Clamoroso nell'aprile 1993. Libere elezioni, e per di più senza brogli, determinano la vittoria del Frodebu, il Fronte democratico del Burundi, principale partito hutu. Melchior Ndadaye, il suo leader, diventa presidente. Il Paese scopre un clima di distensione. Ma è solo apparenza. Nell'autunno del 1993, l'esercito, a maggioranza tutsi, uccide Ndadaye. Il Burundi riprecipita nel baratro, gli scontri sono violentissimi. L'ultimo è un decennio di stragi, almeno 300mila vittime ed un milione di sfollati. Nell'agosto del 2000 si apre un piccolo spiraglio di pace con gli accordi di Arusha, città della Tanzania sede di un Tribunale penale internazionale. Grazie alla mediazione del presidente sudafricano Nelson Mandela, viene siglato il cessate il fuoco tra governo e forze ribelli. Due componenti hutu però non "si piegano": sono le Cndd-Fdd e le Fnl. Nel 2002, la volontà di deporre le armi viene ribadita sempre ad Arusha e le Cndd-Fdd ci stanno. Ma odii e razzie hanno la meglio.

Oggi le due principali formazioni ribelli hutu sono le Cndd-Fdd (Consiglio nazionale per la difesa della democrazia, con il proprio braccio armato, le Forze per la difesa della democrazia) di Pierre Nkurunziza e le Fnl (Forze di liberazione nazionale) di Agathon Rwasa, i principali antagonisti del governo di coalizione nazionale.

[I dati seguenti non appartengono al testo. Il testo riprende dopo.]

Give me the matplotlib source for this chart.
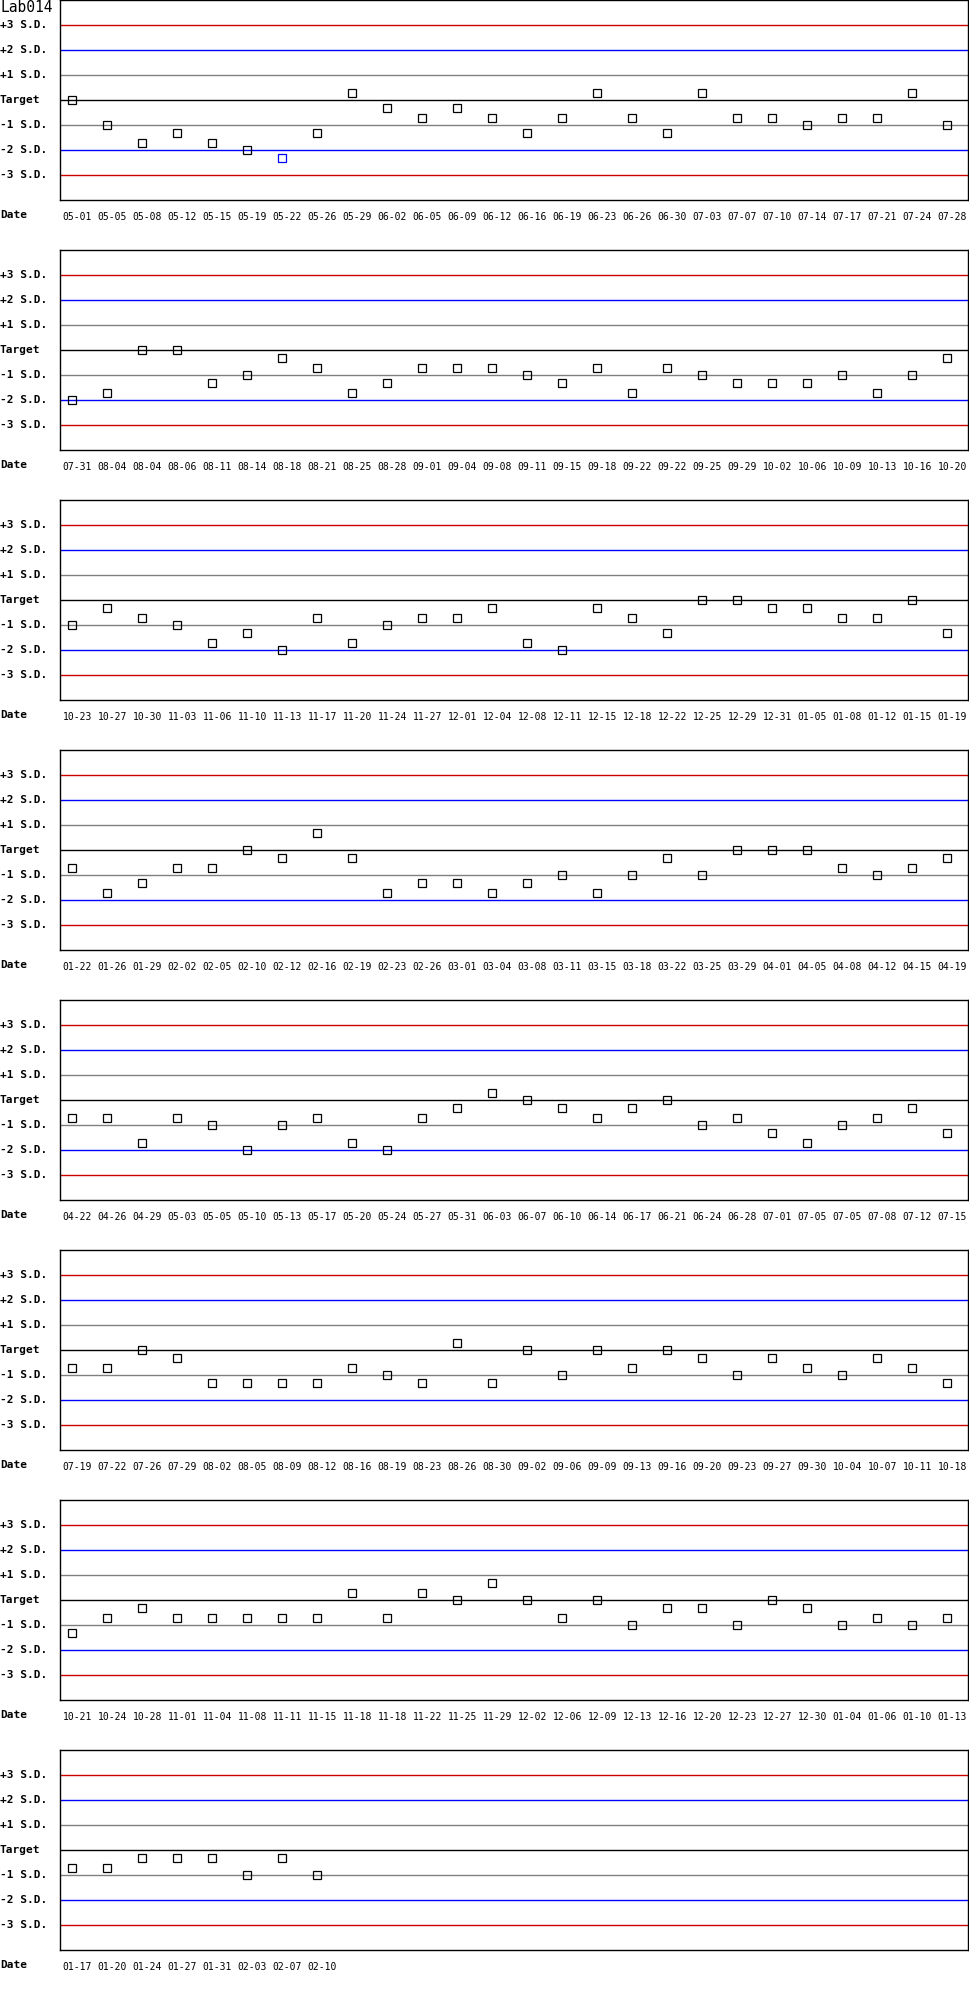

Nell'estate del 2003 iniziano, infatti, dei colloqui tra il governo di unità nazionale, guidato dall'hutu moderato Domitien Ndayizeye e le Cndd-Fdd. Le lunghe trattative culminano con un accordo, definito storico, dell'8 ottobre 2003, nel quale vengono decisi i futuri assetti che dovranno avere governo, parlamento e forze armate, da sempre controllate da lobby tutsi. Si rivela fondamentale la mediazione del presidente sudafricano Thabo Mbeki. Alle trattative non partecipano le Fnl, avendo sempre rifiutato ogni ipotesi di dialogo con il governo, accusato di essere succube delle forze armate dominate dai tutsi. Soltanto nei giorni scorsi le Fnl hanno annunciato un cessate il fuoco unilaterale a condizione che l'esercito non attaccasse i ribelli. Ma le notizie giunte ieri parlano di 36 morti proprio tra i miliziani dell'Fnl. Ancora una volta la tregua sembra saltata. Il governo provvisorio burundese non ha ancora fissato la data delle elezioni che, in base agli accordi, non dovrebbero andare oltre l'autunno. Il presidente hutu Domitien Ndayizeye, partecipando alle manifestazioni per l'Africa a Roma nei giorni scorsi, si è dimostrato molto ottimista per uno sviluppo democratico nel Paese. Ma la pace resta appesa a un filo, con il carico di una guerra civile, scoppiata nel 1993, che ha provocato finora 300mila morti e milioni di sfollati.